Sur le quai, un train aux portes closes est en attente. Le chef de gare me rejoint alors et nous entamons la conversation. Cette situation est-elle fréquente ? Sa réponse est sans équivoque : oui. « Cela arrive souvent. Des trains sont supprimés et la SNCF ne prend même pas la peine de nous en avertir. À nous ensuite de gérer comme on le peut le mécontentement des voyageurs… » En quelques mots comme autant de soupirs, on devine là toute sa démotivation. Sa déception aussi. D’ailleurs, sa « petite gare de Sedan », il pressent qu’elle ne tardera pas à être fermée. Désormais, à la SNCF, c’est la rentabilité et le business qui comptent ; la notion de service au public s’est, semble-t-il, perdue en chemin…
C’est écrit, « Ils vont supprimer les petites lignes. », ajoute-il, dépité. Comme si la France s’arrêtait après Reims. Passé Charleville, c’est le bout du monde. Une région oubliée. « Les grèves, on en a fait plusieurs ! Mais, vous savez ici, ce n’est pas comme en Belgique… Il n’y a pas assez de syndiqués, puis faire grève, ça coûte cher et on ne peut pas se le permettre. Avec 1600 € par mois, les primes, les services qui commencent très tôt ou se terminent très tard, on en vient à se demander pourquoi on travaille… »

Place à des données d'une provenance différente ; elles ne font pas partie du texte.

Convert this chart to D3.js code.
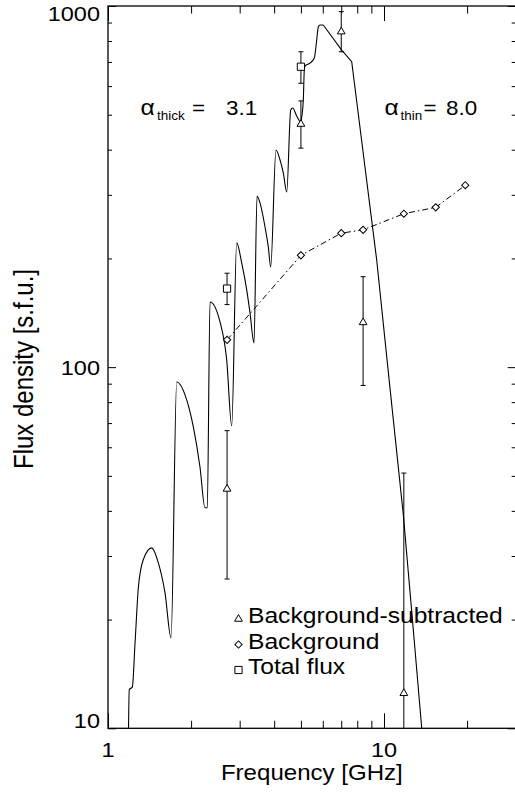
<!DOCTYPE html>
<html>
<head>
<meta charset="utf-8">
<script src="https://cdn.jsdelivr.net/npm/d3@7"></script>
<style>
  body { margin: 0; background: #fff; }
  text { font-family: "Liberation Sans", Arial, sans-serif; fill: #000; }
</style>
</head>
<body>
<svg id="chart" width="515" height="794"></svg>
<script>
// model spectrum (solid line)
var modelFreq = [1.185, 1.194, 1.225, 1.252, 1.288, 1.342, 1.440, 1.522, 1.609, 1.692,
    1.774, 1.928, 2.038, 2.154, 2.246, 2.290, 2.342, 2.546, 2.692, 2.807,
    2.926, 3.051, 3.181, 3.270, 3.381, 3.467, 3.554, 3.706, 3.809, 3.886,
    4.061, 4.200, 4.317, 4.442, 4.592, 4.669, 4.827, 4.991, 5.046, 5.101,
    5.143, 5.174, 5.395, 5.591, 5.704, 5.781, 5.863, 6.027, 7.026, 7.638,
    9.409, 10.51, 11.75, 12.69, 13.70, 13.9];
var modelFlux = [9, 12.8, 13.0, 17.0, 24.5, 29.3, 31.6, 28.7, 23.7, 17.8,
    91.0, 81.2, 68.3, 52.9, 40.8, 40.8, 151.5, 133.4, 104.7, 68.7,
    220.8, 194.3, 163.6, 141.3, 116.7, 297.8, 284.9, 244.4, 215.2, 189.4,
    399.2, 374.7, 344.9, 305.5, 515.3, 521.9, 496.0, 477.4, 499, 549.5,
    665, 682, 695, 718, 805, 875, 886, 886, 755, 701,
    198, 87.6, 39.0, 19.8, 10, 9];

// background-subtracted (triangles)
var subFreq = [2.7, 5.0, 7.0, 8.4, 11.8];
var subFlux = [46, 471, 849, 133, 12.5];
var subLo = [25.9, 404, 747, 89, 5];
var subHi = [66.7, 546, 965, 178, 50.9];

// background (diamonds)
var bgFreq = [2.7, 5.0, 7.0, 8.4, 11.8, 15.4, 19.7];
var bgFlux = [119, 204, 235, 240, 266, 277, 319];

// total flux (squares)
var totFreq = [2.7, 5.0];
var totFlux = [165, 679];
var totLo = [149, 611];
var totHi = [182, 747];

var xMajor = [1, 10], xMinor = [2, 3, 4, 5, 6, 7, 8, 9, 20, 30];
var yMajor = [10, 100, 1000], yMinor = [20, 30, 40, 50, 60, 70, 80, 90, 200, 300, 400, 500, 600, 700, 800, 900];
var xTickLabels = ["1", "10"];
var yTickLabels = ["10", "100", "1000"];
var legendNames = ["Background-subtracted", "Background", "Total flux"];

var sx = 1.12; // glyphs in the original are a little wide
var pLeft = 108, pTop = 6, pBottom = 728.3;
var pRight = pLeft + 276 * Math.log10(30);

var svg = d3.select('#chart');

var x = d3.scaleLog().domain([1, 30]).range([pLeft, pRight]);
var y = d3.scaleLog().domain([10, 1000]).range([pBottom, pTop]);

function label(g, px, py, str, size, anchor, stretch) {
    return g.append('text')
        .attr('transform', 'translate(' + px + ',' + py + ') scale(' + (stretch || sx) + ',1)')
        .attr('text-anchor', anchor || 'start')
        .style('font-size', size + 'px')
        .text(str);
}

// ticks
function ticks(axis, values, len, tr) {
    svg.append('g')
        .attr('transform', tr)
        .call(axis.tickValues(values).tickSize(-len).tickFormat(''))
        .call(function (g) { g.select('.domain').remove(); })
        .selectAll('line').attr('stroke', '#000').attr('stroke-width', 1);
}
ticks(d3.axisBottom(x), xMajor, 15, 'translate(0,' + pBottom + ')');
ticks(d3.axisBottom(x), xMinor, 7.5, 'translate(0,' + pBottom + ')');
ticks(d3.axisTop(x), xMajor, 15, 'translate(0,' + pTop + ')');
ticks(d3.axisTop(x), xMinor, 7.5, 'translate(0,' + pTop + ')');
ticks(d3.axisLeft(y), yMajor, 8, 'translate(' + pLeft + ',0)');
ticks(d3.axisLeft(y), yMinor, 4, 'translate(' + pLeft + ',0)');
ticks(d3.axisRight(y), yMajor, 8, 'translate(' + pRight + ',0)');
ticks(d3.axisRight(y), yMinor, 4, 'translate(' + pRight + ',0)');

svg.append('rect')
    .attr('x', pLeft).attr('y', pTop)
    .attr('width', pRight - pLeft).attr('height', pBottom - pTop)
    .attr('fill', 'none').attr('stroke', '#000').attr('stroke-width', 1.3);

// tick labels
xMajor.forEach(function (v, i) { label(svg, x(v), 757, xTickLabels[i], 21, 'middle'); });
yMajor.forEach(function (v, i) {
    var by = Math.min(Math.max(y(v) + 7.5, pTop + 14.5), pBottom);
    label(svg, 100, by, yTickLabels[i], 21, 'end');
});

// axis titles
label(svg, (pLeft + pRight) / 2, 780, 'Frequency [GHz]', 21.5, 'middle');
svg.append('text')
    .attr('transform', 'translate(32.5,369) scale(' + sx + ',1) rotate(-90)')
    .attr('text-anchor', 'middle')
    .style('font-size', '24px')
    .text('Flux density [s.f.u.]');

// plot contents
svg.append('clipPath').attr('id', 'clip')
    .append('rect').attr('x', pLeft).attr('y', pTop)
    .attr('width', pRight - pLeft).attr('height', pBottom - pTop);
var plot = svg.append('g').attr('clip-path', 'url(#clip)');

var line = d3.line()
    .x(function (d) { return x(d[0]); })
    .y(function (d) { return y(d[1]); });

// smooth harmonic lobes up to the peak, straight segments on the optically thin side
var model = d3.zip(modelFreq, modelFlux);
var split = modelFreq.indexOf(6.027);
plot.append('path')
    .attr('d', line.curve(d3.curveMonotoneX)(model.slice(0, split + 1)))
    .attr('fill', 'none').attr('stroke', '#000').attr('stroke-width', 1.1);
plot.append('path')
    .attr('d', line.curve(d3.curveLinear)(model.slice(split)))
    .attr('fill', 'none').attr('stroke', '#000').attr('stroke-width', 1.1);

plot.append('path')
    .attr('d', line.curve(d3.curveLinear)(d3.zip(bgFreq, bgFlux)))
    .attr('fill', 'none').attr('stroke', '#000').attr('stroke-width', 1)
    .attr('stroke-dasharray', '6,3,1.5,3');

function errorBars(fr, lo, hi) {
    var g = plot.append('g').attr('stroke', '#000').attr('stroke-width', 1);
    fr.forEach(function (f, i) {
        var px = x(f);
        g.append('line').attr('x1', px).attr('x2', px).attr('y1', y(lo[i])).attr('y2', y(hi[i]));
        [lo[i], hi[i]].forEach(function (v) {
            g.append('line').attr('x1', px - 2.5).attr('x2', px + 2.5).attr('y1', y(v)).attr('y2', y(v));
        });
    });
}
errorBars(subFreq, subLo, subHi);
errorBars(totFreq, totLo, totHi);

var triangle = d3.symbol().type(d3.symbolTriangle).size(26);
var square = d3.symbol().type(d3.symbolSquare).size(52);
var diamond = d3.symbol().type(d3.symbolSquare).size(26);

function marks(fr, fl, sym, rot) {
    plot.selectAll(null)
        .data(d3.zip(fr, fl))
        .enter()
        .append('path')
        .attr('d', sym)
        .attr('transform', function (d) {
            return 'translate(' + x(d[0]) + ',' + y(d[1]) + ') rotate(' + rot + ')';
        })
        .attr('fill', '#fff').attr('stroke', '#000').attr('stroke-width', 1);
}
marks(subFreq, subFlux, triangle, 0);
marks(bgFreq, bgFlux, diamond, 45);
marks(totFreq, totFlux, square, 0);

// spectral index labels
label(svg, 140.5, 115, 'α', 22);
label(svg, 157, 120, 'thick', 13.5, 'start', 1);
label(svg, 192, 115, '=', 20);
label(svg, 226, 115, '3.1', 20);
label(svg, 384.5, 115, 'α', 22);
label(svg, 400.5, 120, 'thin', 13.5, 'start', 1);
label(svg, 423.5, 115, '=', 20);
label(svg, 446, 115, '8.0', 20);

// legend
var legSyms = [[triangle, 0], [diamond, 45], [square, 0]];
legendNames.forEach(function (name, i) {
    var ly = 623 + i * 25.5;
    svg.append('path')
        .attr('d', legSyms[i][0])
        .attr('transform', 'translate(238.5,' + (ly - 4) + ') rotate(' + legSyms[i][1] + ')')
        .attr('fill', 'none').attr('stroke', '#000').attr('stroke-width', 1);
    label(svg, 248, ly, name, 22);
});
</script>
</body>
</html>
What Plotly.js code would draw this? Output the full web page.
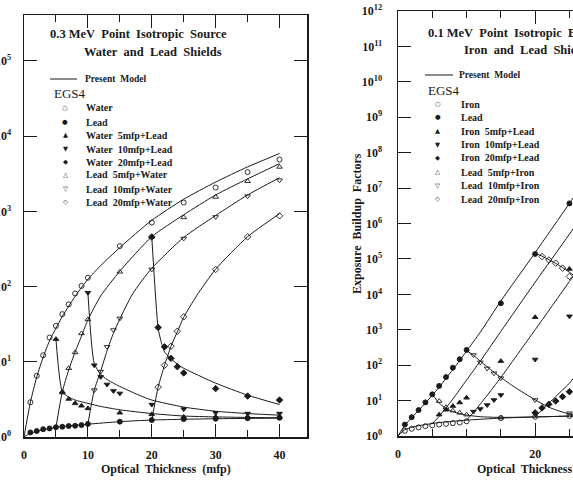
<!DOCTYPE html>
<html>
<head>
<meta charset="utf-8">
<script src="https://cdn.plot.ly/plotly-3.0.1.min.js"></script>
<style>
  html, body { margin: 0; padding: 0; overflow: hidden; background: #fff; }
  #chart { width: 700px; height: 480px; }
</style>
</head>
<body>
<div id="chart"></div>
<script>
// ---------- 0.3 MeV source, water and lead shields (left panel) ----------
// EGS4 points
const wWaterX = [1, 2, 3, 4, 5, 6, 7, 8, 9, 10, 15, 20, 25, 30, 35, 40];
const wWaterY = [2.9, 6.5, 12.2, 21, 30, 43, 58, 81, 102, 131, 345, 710, 1310, 2070, 3320, 4880];
const wLeadX = [1, 2, 3, 4, 5, 6, 7, 8, 9, 10, 15, 20, 25, 30, 35, 40];
const wLeadY = [1.15, 1.2, 1.27, 1.3, 1.35, 1.37, 1.4, 1.41, 1.44, 1.49, 1.6, 1.68, 1.73, 1.75, 1.78, 1.8];
const wW5LX = [5, 6, 7, 8, 9, 10, 15, 20, 25, 30, 35, 40];
const wW5LY = [20, 3.9, 3.2, 2.8, 2.6, 2.4, 2.1, 2.0, 1.85, 1.85, 1.85, 1.85];
const wW10LX = [10, 11, 12, 13, 14, 15, 20, 25, 30, 35, 40];
const wW10LY = [83, 9.0, 6.3, 5.0, 4.1, 3.8, 2.7, 2.35, 2.1, 2.05, 2.05];
const wW20LX = [20, 21, 22, 23, 24, 25, 30, 35, 40];
const wW20LY = [457, 28.6, 15.8, 11.1, 8.6, 7.1, 4.4, 3.5, 3.1];
const wL5WX = [6, 7, 8, 9, 10, 15, 20, 25, 30, 35, 40];
const wL5WY = [4.0, 8.2, 13.3, 23.8, 36.6, 157, 457, 830, 1550, 2510, 3890];
const wL10WX = [11, 12, 13, 14, 15, 20, 25, 30, 35, 40];
const wL10WY = [4.2, 7.4, 15.8, 26.4, 37.7, 169, 436, 842, 1590, 2590];
const wL20WX = [21, 22, 23, 24, 25, 30, 35, 40];
const wL20WY = [4.6, 9.0, 16.1, 25.5, 39.6, 169, 457, 870];

// Present model curves
const mWaterX = [0, 1, 2, 3, 4, 5, 6, 7, 8, 9, 10, 12, 15, 20, 25, 30, 35, 40];
const mWaterY = [1, 2.9, 6.3, 11.5, 19, 28, 40, 55, 74, 97, 125, 190, 330, 760, 1450, 2450, 3900, 5870];
const mLeadX = [0, 1, 2, 3, 4, 5, 6, 8, 10, 15, 20, 25, 30, 40];
const mLeadY = [1, 1.12, 1.19, 1.25, 1.3, 1.34, 1.38, 1.43, 1.48, 1.6, 1.68, 1.72, 1.75, 1.78];
const mW5LX = [5, 6, 7, 8, 10, 12, 15, 20, 25, 30, 35, 40];
const mW5LY = [20, 4.0, 3.4, 3.1, 2.8, 2.55, 2.3, 2.05, 1.9, 1.85, 1.82, 1.8];
const mW10LX = [10, 11, 12, 13, 14, 15, 18, 20, 25, 30, 35, 40];
const mW10LY = [83, 9.5, 6.8, 5.8, 5.2, 4.7, 3.6, 3.1, 2.5, 2.2, 2.05, 1.95];
const mW20LX = [20, 21, 21.5, 22, 23, 24, 25, 30, 35, 40];
const mW20LY = [460, 28, 18, 13.5, 11, 9.3, 8.2, 5.2, 3.6, 2.7];
const mL5WX = [5, 6, 7, 8, 9, 10, 12, 15, 20, 25, 30, 35, 40];
const mL5WY = [1.34, 4.0, 7.8, 13.5, 22, 36, 75, 160, 460, 900, 1650, 2700, 4300];
const mL10WX = [10, 11, 12, 13, 14, 15, 17, 20, 25, 30, 35, 40];
const mL10WY = [1.48, 4.2, 7.5, 14, 24, 37, 80, 175, 450, 880, 1650, 2800];
const mL20WX = [20, 21, 22, 23, 24, 25, 27, 30, 35, 40];
const mL20WY = [1.68, 4.6, 9, 16, 25, 39, 75, 170, 460, 930];

// ---------- 0.1 MeV source, iron and lead shields (right panel) ----------
// EGS4 points
const fIronX = [1, 2, 3, 4, 5, 6, 7, 8, 9, 10, 15, 20, 25];
const fIronY = [1.4, 1.6, 1.75, 1.9, 2.0, 2.1, 2.2, 2.3, 2.4, 2.6, 3.2, 3.5, 3.7];
const fLeadX = [1, 2, 3, 4, 5, 6, 7, 8, 9, 10, 15, 20, 25];
const fLeadY = [2.1, 3.4, 5.4, 8.9, 15, 26, 46, 85, 147, 270, 5600, 1.38e5, 3.7e6];
const fI5LX = [6, 7, 8, 9, 10, 15, 20, 25];
const fI5LY = [4.0, 5.5, 7.0, 8.8, 12, 130, 2250, 52000];
const fI10LX = [11, 12, 13, 14, 15, 20, 25];
const fI10LY = [4.9, 5.8, 7.5, 10.4, 14.4, 145, 2400];
const fI20LX = [20, 21, 22, 23, 24, 25];
const fI20LY = [4.5, 6.2, 7.9, 9.7, 12.9, 17.8];
const fL5IX = [6, 7, 8, 9, 10, 15];
const fL5IY = [9.7, 6.5, 5.2, 4.5, 4.0, 3.3];
const fL10IX = [11, 12, 13, 14, 15, 20, 25];
const fL10IY = [194, 120, 81, 59, 43, 10.4, 4.4];
const fL20IX = [21, 22, 23, 24, 25];
const fL20IY = [1.17e5, 9.3e4, 7.6e4, 5.5e4, 3.2e4];

// Present model curves
const nIronX = [0, 1, 2, 3, 4, 5, 6, 8, 10, 15, 20, 25, 30];
const nIronY = [1, 1.5, 1.75, 1.95, 2.1, 2.25, 2.4, 2.6, 2.8, 3.2, 3.45, 3.65, 3.8];
const nLeadX = [0, 1, 2, 3, 4, 5, 6, 7, 8, 9, 10, 12, 15, 20, 25, 30];
const nLeadY = [1, 2.0, 3.3, 5.3, 8.6, 14, 24, 42, 75, 135, 250, 850, 6500, 1.5e5, 3.7e6, 9e7];
const nI5LX = [5, 6, 7, 8, 10, 12, 15, 20, 25, 30];
const nI5LY = [2.2, 3.6, 6.2, 11, 38, 130, 900, 2.2e4, 5e5, 1.2e7];
const nI10LX = [10, 11, 12, 13, 15, 20, 25, 30];
const nI10LY = [2.8, 4.6, 8, 14, 45, 1000, 2.3e4, 5e5];
const nI20LX = [20, 21, 22, 23, 24, 25, 30];
const nI20LY = [3.45, 5.5, 8.5, 13, 20, 31, 600];
const nL5IX = [5, 6, 7, 8, 9, 10, 12, 15, 20, 25, 30];
const nL5IY = [15, 8.5, 6.0, 4.9, 4.3, 3.9, 3.5, 3.35, 3.45, 3.65, 3.8];
const nL10IX = [10, 11, 12, 13, 14, 15, 17, 20, 22, 25, 30];
const nL10IY = [260, 190, 130, 90, 63, 45, 24, 10.5, 6.5, 4.2, 3.8];
const nL20IX = [20, 21, 22, 23, 24, 25, 30];
const nL20IY = [1.45e5, 1.2e5, 9.5e4, 7.5e4, 5.7e4, 4.2e4, 8000];

// Tick labels
const leftTickVals = [1, 10, 100, 1e3, 1e4, 1e5];
const leftTickText = ['10<sup>0</sup>', '10<sup>1</sup>', '10<sup>2</sup>', '10<sup>3</sup>', '10<sup>4</sup>', '10<sup>5</sup>'];
const rightTickVals = [1, 1e1, 1e2, 1e3, 1e4, 1e5, 1e6, 1e7, 1e8, 1e9, 1e10, 1e11, 1e12];
const rightTickText = rightTickVals.map((v, i) => '10<sup>' + i + '</sup>');

// Legend labels
const leftLegend = ['Water', 'Lead', 'Water\u00a0 5mfp+Lead', 'Water\u00a0 10mfp+Lead', 'Water\u00a0 20mfp+Lead',
                    'Lead\u00a0 5mfp+Water', 'Lead\u00a0 10mfp+Water', 'Lead\u00a0 20mfp+Water'];
const rightLegend = ['Iron', 'Lead', 'Iron\u00a0 5mfp+Lead', 'Iron\u00a0 10mfp+Lead', 'Iron\u00a0 20mfp+Lead',
                     'Lead\u00a0 5mfp+Iron', 'Lead\u00a0 10mfp+Iron', 'Lead\u00a0 20mfp+Iron'];
const legendGlyphs = ['\u25CB', '\u25CF', '\u25B2', '\u25BC', '\u25C6', '\u25B3', '\u25BD', '\u25C7'];

// ---------- drawing ----------
const W = 700, H = 480;
const fx = p => p / W;          // pixel -> paper x
const fy = p => 1 - p / H;      // pixel -> paper y
const SERIF = 'Liberation Serif, Times New Roman, serif';
const INK = '#1a1a1a';

const symbols = ['circle-open', 'circle', 'triangle-up', 'triangle-down', 'diamond',
                 'triangle-up-open', 'triangle-down-open', 'diamond-open'];
const sizes = [5, 5, 5, 5, 5, 5, 5, 5];

const traces = [];
function model(x, y, ax) {
  traces.push({x: x, y: y, xaxis: ax[0], yaxis: ax[1], mode: 'lines', type: 'scatter',
               line: {color: INK, width: 1, shape: 'spline', smoothing: 0.6}, hoverinfo: 'skip', showlegend: false});
}
function points(x, y, k, ax) {
  traces.push({x: x, y: y, xaxis: ax[0], yaxis: ax[1], mode: 'markers', type: 'scatter', cliponaxis: false,
               marker: {symbol: symbols[k], size: sizes[k], color: INK, line: {color: INK, width: 0.9}},
               hoverinfo: 'skip', showlegend: false});
}

const L = ['x', 'y'], R = ['x2', 'y2'];
[[mWaterX, mWaterY], [mLeadX, mLeadY], [mW5LX, mW5LY], [mW10LX, mW10LY], [mW20LX, mW20LY],
 [mL5WX, mL5WY], [mL10WX, mL10WY], [mL20WX, mL20WY]].forEach(s => model(s[0], s[1], L));
[[wWaterX, wWaterY], [wLeadX, wLeadY], [wW5LX, wW5LY], [wW10LX, wW10LY], [wW20LX, wW20LY],
 [wL5WX, wL5WY], [wL10WX, wL10WY], [wL20WX, wL20WY]].forEach((s, k) => points(s[0], s[1], k, L));
[[nIronX, nIronY], [nLeadX, nLeadY], [nI5LX, nI5LY], [nI10LX, nI10LY], [nI20LX, nI20LY],
 [nL5IX, nL5IY], [nL10IX, nL10IY], [nL20IX, nL20IY]].forEach(s => model(s[0], s[1], R));
[[fIronX, fIronY], [fLeadX, fLeadY], [fI5LX, fI5LY], [fI10LX, fI10LY], [fI20LX, fI20LY],
 [fL5IX, fL5IY], [fL10IX, fL10IY], [fL20IX, fL20IY]].forEach((s, k) => points(s[0], s[1], k, R));

const tickFont = {family: SERIF, size: 12, color: INK, weight: 'bold'};
function xAxis(domain, range, dtick, minorDtick, anchor) {
  return {domain: domain, range: range, anchor: anchor, dtick: dtick, tick0: 0,
          showgrid: false, zeroline: false, showline: true, linecolor: INK, linewidth: 1.5,
          mirror: 'ticks', ticks: 'inside', ticklen: 13, tickwidth: 1, tickcolor: INK,
          minor: {dtick: minorDtick, tick0: 0, ticks: 'inside', ticklen: 7, tickwidth: 1, tickcolor: INK, showgrid: false},
          tickfont: tickFont, ticklabelstandoff: 6, fixedrange: true};
}
function yAxis(domain, range, vals, text, anchor, standoff) {
  return {domain: domain, range: range, anchor: anchor, type: 'log', tickmode: 'array', tickvals: vals, ticktext: text,
          showgrid: false, zeroline: false, showline: true, linecolor: INK, linewidth: 1.5,
          mirror: 'ticks', ticks: 'inside', ticklen: 13, tickwidth: 1, tickcolor: INK,
          tickfont: tickFont, ticklabelstandoff: standoff, fixedrange: true};
}

const annotations = [];
function text(t, x, y, opts) {
  annotations.push(Object.assign({text: t, x: fx(x), y: fy(y), xref: 'paper', yref: 'paper',
    showarrow: false, xanchor: 'left', yanchor: 'middle',
    font: {family: SERIF, size: 10, color: INK, weight: 'bold'}}, opts || {}));
}
const shapes = [];

// Panel titles
text('0.3 MeV\u00a0 Point\u00a0 Isotropic\u00a0 Source', 138, 34, {xanchor: 'center', font: {family: SERIF, size: 12.5, color: INK, weight: 'bold'}});
text('Water\u00a0 and\u00a0 Lead\u00a0 Shields', 153, 52, {xanchor: 'center', font: {family: SERIF, size: 12.5, color: INK, weight: 'bold'}});
text('0.1 MeV\u00a0 Point\u00a0 Isotropic\u00a0 Buildup', 426, 33, {font: {family: SERIF, size: 12.5, color: INK, weight: 'bold'}});
text('Iron\u00a0 and\u00a0 Lead\u00a0 Shields', 462, 50, {font: {family: SERIF, size: 12.5, color: INK, weight: 'bold'}});

// Legends
function legend(lineX0, lineX1, lineY, labelX, egsX, egsY, glyphX, textX, rows, labels) {
  shapes.push({type: 'line', xref: 'paper', yref: 'paper', x0: fx(lineX0), x1: fx(lineX1), y0: fy(lineY), y1: fy(lineY),
               line: {color: INK, width: 1}});
  text('Present\u00a0 Model', labelX, lineY, {font: {family: SERIF, size: 9.5, color: INK, weight: 'bold'}});
  text('EGS4', egsX, egsY, {font: {family: SERIF, size: 13, color: INK, weight: 'normal'}});
  labels.forEach((lab, i) => {
    text(legendGlyphs[i], glyphX, rows[i], {xanchor: 'center', font: {family: 'DejaVu Sans', size: 6.5, color: INK}});
    text(lab, textX, rows[i]);
  });
}
legend(50, 77, 79, 83, 52, 94, 65, 84, [108, 122, 135, 149, 162, 175, 189, 202], leftLegend);
legend(425, 453, 75, 457, 426, 90, 438, 459, [104, 117, 131, 145, 158, 172, 186, 199], rightLegend);

// Axis titles
const titleFont = {family: SERIF, size: 12, color: INK, weight: 'bold'};
text('Optical\u00a0 Thickness\u00a0 (mfp)', 165.5, 469, {xanchor: 'center', font: titleFont});
text('Optical\u00a0 Thickness\u00a0 (mfp)', 542, 469, {xanchor: 'center', font: titleFont});
text('Exposure\u00a0 Buildup\u00a0 Factors', 357, 224, {xanchor: 'center', textangle: -90, font: titleFont});

const layout = {
  width: W, height: H, margin: {l: 0, r: 0, t: 0, b: 0},
  paper_bgcolor: '#fff', plot_bgcolor: '#fff', showlegend: false,
  xaxis: xAxis([fx(24), fx(307)], [0, 44.3], 10, 5, 'y'),
  yaxis: yAxis([fy(437), fy(15)], [0, 5.61], leftTickVals, leftTickText, 'x', 9),
  xaxis2: xAxis([fx(398), fx(686)], [0, 42], 20, 5, 'y2'),
  yaxis2: yAxis([fy(436), fy(11)], [0, 12], rightTickVals, rightTickText, 'x2', 12),
  annotations: annotations, shapes: shapes
};

Plotly.newPlot('chart', traces, layout, {displayModeBar: false, staticPlot: true});
</script>
</body>
</html>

Cet employé de la SNCF habite à quelques dizaines de kilomètres de là. Dans la région, la plupart des entreprises ont mis la clé sous la porte. Une alternative lui a bien traversé l’esprit : partir. « Peut-être, mais il faudrait vendre la maison et dans le village, elles sont déjà nombreuses sur le marché. J’ai contacté une agence immobilière il y a six mois… Six mois sans la moindre offre. »
Il m’explique aussi combien la vie est difficile au village. Depuis que les entreprises du coin ont fermé, de nombreux habitants vivent du RSA, le revenu minimum. Et, malgré son travail, au bout du mois, il ne lui reste guère plus qu’eux. Ces autres « qui ne font rien et qui, en plus, font du bruit »… Des comportements qui dérangent.
La fracture sociale ne sépare pas les très riches des très pauvres, non : il n’y a pas de riches ; il y a d’un côté ceux qui sont exclus de la société et se débrouillent avec leurs allocations et de l’autre, ceux qui partent travailler chaque jour avec la peur de perdre leur job. Le village est comme coupé en deux.
Dans le train, je préviens les organisateurs de la conférence de mon retard, mais mon esprit est resté à quai. Dans cette scène de vie quotidienne, il y a toute la désespérance. Celle de ces jeunes qui ont envie de vivre et de travailler au pays et cherchent inlassablement un job, celle d’une région rurale qui se sent oubliée, et puis celle des voyageurs dont les trains ne passeront bientôt plus, et des agents de la fonction publique qui, bien que convaincus de la plus-value de leur mission de service à la population, se retrouvent seuls et démunis face aux utilisateurs mécontents.
Des villages de France où, comme à d’autres endroits que l’on connait, les moins privilégiés s’opposent aux plus pauvres, car la paupérisation des territoires rend le quotidien et la vie commune de plus en plus pénibles.
L’on s’étonnera encore de la montée de forces rétrogrades comme l’extrême droite, mais nous aurons beau y opposer de beaux discours depuis Paris ou Bruxelles : le nécessaire renforcement de la démocratie gangrénée par les « populismes » n’aura de sens que lorsqu’on se penchera sur ces territoires trop longtemps délaissés, et que l’on cessera de sacrifier le service public sur l’autel de la compétitivité.